TASK DESCRIPTION
Return every line of the data below that includes the string "this".

MATERIAL FOR THE TASK

= = = = = = =

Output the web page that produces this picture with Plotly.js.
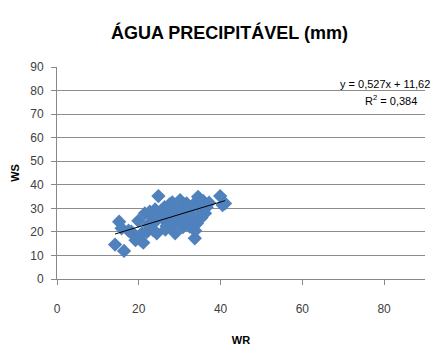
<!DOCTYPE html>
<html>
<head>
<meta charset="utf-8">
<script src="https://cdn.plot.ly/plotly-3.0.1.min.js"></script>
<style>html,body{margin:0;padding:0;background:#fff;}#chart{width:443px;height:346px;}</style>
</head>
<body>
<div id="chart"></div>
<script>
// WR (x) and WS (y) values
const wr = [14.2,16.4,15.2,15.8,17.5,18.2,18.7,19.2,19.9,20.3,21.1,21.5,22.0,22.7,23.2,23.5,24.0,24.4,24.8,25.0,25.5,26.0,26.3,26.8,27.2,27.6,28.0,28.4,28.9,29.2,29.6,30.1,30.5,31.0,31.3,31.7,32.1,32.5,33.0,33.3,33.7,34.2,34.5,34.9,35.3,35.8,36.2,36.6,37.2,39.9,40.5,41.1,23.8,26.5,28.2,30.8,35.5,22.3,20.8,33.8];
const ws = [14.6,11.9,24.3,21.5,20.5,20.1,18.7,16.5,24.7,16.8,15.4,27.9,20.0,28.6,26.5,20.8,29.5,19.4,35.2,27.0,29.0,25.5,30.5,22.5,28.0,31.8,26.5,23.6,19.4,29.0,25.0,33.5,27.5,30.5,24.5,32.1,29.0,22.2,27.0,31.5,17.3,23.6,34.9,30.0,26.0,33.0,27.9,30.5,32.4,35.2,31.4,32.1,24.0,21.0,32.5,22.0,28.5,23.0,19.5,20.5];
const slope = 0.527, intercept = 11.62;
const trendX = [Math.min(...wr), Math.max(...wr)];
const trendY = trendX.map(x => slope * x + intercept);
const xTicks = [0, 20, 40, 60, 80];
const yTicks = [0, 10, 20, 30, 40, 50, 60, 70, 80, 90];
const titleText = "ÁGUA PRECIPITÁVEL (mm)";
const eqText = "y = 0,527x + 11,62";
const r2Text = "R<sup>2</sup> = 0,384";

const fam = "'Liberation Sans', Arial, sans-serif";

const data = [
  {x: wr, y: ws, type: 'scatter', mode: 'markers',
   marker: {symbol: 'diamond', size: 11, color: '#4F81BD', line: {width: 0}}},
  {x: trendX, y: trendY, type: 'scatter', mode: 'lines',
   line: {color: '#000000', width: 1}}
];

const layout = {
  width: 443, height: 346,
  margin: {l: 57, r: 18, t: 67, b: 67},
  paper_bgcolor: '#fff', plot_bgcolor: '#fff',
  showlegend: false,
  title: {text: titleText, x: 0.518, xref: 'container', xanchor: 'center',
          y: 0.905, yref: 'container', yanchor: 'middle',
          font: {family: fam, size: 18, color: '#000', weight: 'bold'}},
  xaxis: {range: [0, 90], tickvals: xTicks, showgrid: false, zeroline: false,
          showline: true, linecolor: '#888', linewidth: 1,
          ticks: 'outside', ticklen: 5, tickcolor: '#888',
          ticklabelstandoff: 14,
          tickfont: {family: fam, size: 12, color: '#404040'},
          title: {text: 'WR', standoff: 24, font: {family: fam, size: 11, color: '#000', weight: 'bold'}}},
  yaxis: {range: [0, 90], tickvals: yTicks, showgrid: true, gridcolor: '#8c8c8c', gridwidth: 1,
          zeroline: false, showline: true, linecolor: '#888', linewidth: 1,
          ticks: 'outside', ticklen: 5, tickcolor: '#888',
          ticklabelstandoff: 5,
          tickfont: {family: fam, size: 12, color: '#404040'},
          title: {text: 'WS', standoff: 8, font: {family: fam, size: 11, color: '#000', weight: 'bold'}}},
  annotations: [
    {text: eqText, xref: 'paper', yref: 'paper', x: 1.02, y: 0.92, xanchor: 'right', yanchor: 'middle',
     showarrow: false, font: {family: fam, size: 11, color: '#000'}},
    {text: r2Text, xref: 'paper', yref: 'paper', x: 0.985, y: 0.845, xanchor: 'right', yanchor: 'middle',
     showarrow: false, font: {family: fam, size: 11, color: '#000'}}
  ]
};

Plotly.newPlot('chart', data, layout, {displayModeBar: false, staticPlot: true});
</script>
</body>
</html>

= = = = = = =

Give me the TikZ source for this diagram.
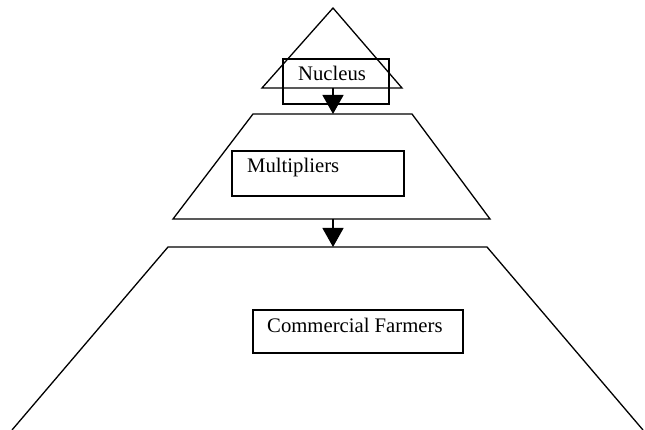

= = = = = = =

OUTPUT OF THE EXERCISE
Output the web page that produces this picture with Plotly.js.
Give me the TikZ source for this diagram.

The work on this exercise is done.